Daniel Cooper was dead. A blood vessel in his brain had burst.
When he died, Cooper was 45, the leading citizen of Dayton. He had a beautiful wife and a 6-year-old son. He had recently begun building a new home, which was planned to be the most imposing, elegant house in Dayton.
His death stunned the community.
Of all the land that Cooper gave to the city, only the plot he gave “for a public walk forever” still remains. The Montgomery County Public Library was built on the land, and for a few years the surrounding area was called Library Park. But finally the city fathers passed a resolution that it should be called Cooper Park.
Near the rear entrance of the library the Montgomery County Historical Society erected a marker in 1974, which reads:
Daniel C. Cooper (1773-1818) perhaps more than any other deserves to be called the founder of Dayton.
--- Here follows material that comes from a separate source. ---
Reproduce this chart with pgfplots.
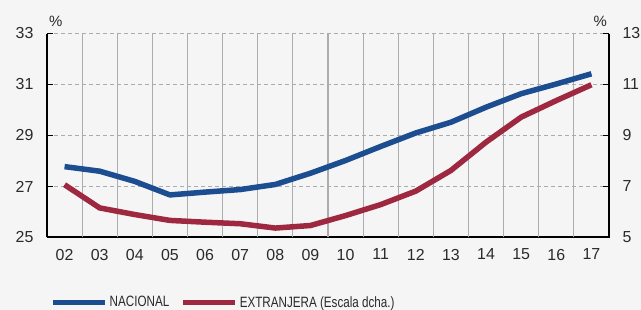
\documentclass[border=0pt]{standalone}
\usepackage{fontspec}
\setmainfont{Liberation Sans}
\newfontfamily\condensed[FakeStretch=0.78]{Liberation Sans}
\usepackage{pgfplots}
\pgfplotsset{compat=1.18}
\definecolor{bg}{HTML}{F5F5F5}
\definecolor{nacblue}{RGB}{28,77,145}
\definecolor{extred}{RGB}{158,40,64}
\definecolor{gridgray}{HTML}{ACACB0}
\definecolor{txt}{HTML}{2A2A2A}
\begin{document}
\begin{tikzpicture}
\useasboundingbox (0,0) rectangle (641bp,310bp);
\fill[bg] (0,0) rectangle (641bp,310bp);
\clip (0,0) rectangle (641bp,310bp);
\pgfplotsset{
  common/.style={
    scale only axis, width=562bp, height=204bp,
    at={(47bp,72.5bp)}, anchor=south west,
    xmin=-0.5, xmax=15.5,
    /pgf/number format/assume math mode=true,
    tick label style={font=\fontsize{16}{18}\selectfont, text=txt},
    axis line style={black, line width=2bp, -},
    ytick style={black, line width=1.2bp},
    major tick length=6bp, tick align=inside,
  }
}
\begin{axis}[common,
  axis y line*=left, axis x line*=bottom,
  ymin=25, ymax=33, ytick={25,27,29,31,33},
  xtick={0,...,15},
  xticklabels={02,03,04,05,06,07,08,09,10,11,12,13,14,15,16,17},
  xtick style={draw=none},
  xticklabel style={yshift=-8bp},
  yticklabel style={xshift=-10bp},
  extra x ticks={0.5,1.5,...,14.5},
  extra x tick labels={},
  extra x tick style={grid=major, major grid style={gridgray, line width=1.1bp, solid}, tick style={draw=none}},
  ymajorgrids, major grid style={gridgray, line width=0.9bp, dash pattern=on 4bp off 3bp},
  clip=false,
]
\addplot[nacblue, line width=5.5bp] coordinates {
(0,27.78) (1,27.60) (2,27.20) (3,26.67) (4,26.78) (5,26.88) (6,27.08) (7,27.52)
(8,28.02) (9,28.57) (10,29.10) (11,29.52) (12,30.11) (13,30.64) (14,31.02) (15,31.42)};
\node[anchor=south west, font=\fontsize{15}{17}\selectfont, text=txt, inner sep=0] at (rel axis cs:0,1) [yshift=7bp, xshift=2bp] {\%};
\end{axis}
\begin{axis}[common,
  axis y line*=right, axis x line=none,
  ymin=5, ymax=13, ytick={5,7,9,11,13},
  yticklabel style={xshift=10bp},
  clip=false,
  legend columns=2,
  legend style={draw=none, fill=none, at={(axis description cs:0.0,-0.318)}, anchor=west,
    font=\condensed\fontsize{15}{17}\selectfont, text=txt,
    /tikz/every even column/.style={column sep=9bp},
    nodes={inner xsep=2bp, inner ysep=0bp}},
  legend image code/.code={\draw[#1, line width=5.5bp] (0bp,0bp) -- (52bp,0bp);},
]
\addlegendimage{nacblue}
\addlegendentry{NACIONAL}
\addplot[extred, line width=5.5bp] coordinates {
(0,7.07) (1,6.16) (2,5.90) (3,5.67) (4,5.60) (5,5.54) (6,5.37) (7,5.47)
(8,5.86) (9,6.29) (10,6.82) (11,7.63) (12,8.74) (13,9.72) (14,10.37) (15,10.99)};
\addlegendentry{EXTRANJERA (Escala dcha.)}
\node[anchor=south east, font=\fontsize{15}{17}\selectfont, text=txt, inner sep=0] at (rel axis cs:1,1) [yshift=7bp, xshift=-2bp] {\%};
\end{axis}
\end{tikzpicture}
\end{document}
A surveyor with Israel Ludlow, Cooper settled in Dayton in the summer of 1796 and became the titular owner of the town when the original proprietors defaulted. He platted the city, laying out broad streets “four poles wide” and built most of the early mills. Cooper served as Dayton’s first justice of the peace and as a member of the state legislature. He donated ground for a graveyard, lots for churches, schools and public buildings, as well as the land for this park.
Daniel Cooper died on July 13, 1818. He was the 28th interment at Woodland Cemetery having been removed from the old 5th Street Cemetery to Woodland on May 4, 1844. He is located in Section 55 Lot 1.
July 13, 2018 marks the 200th Anniversary of the death of Daniel Cooper. We hope you will come out to pay a visit to the “Father of Dayton” and thank him for putting the Gem City on the map.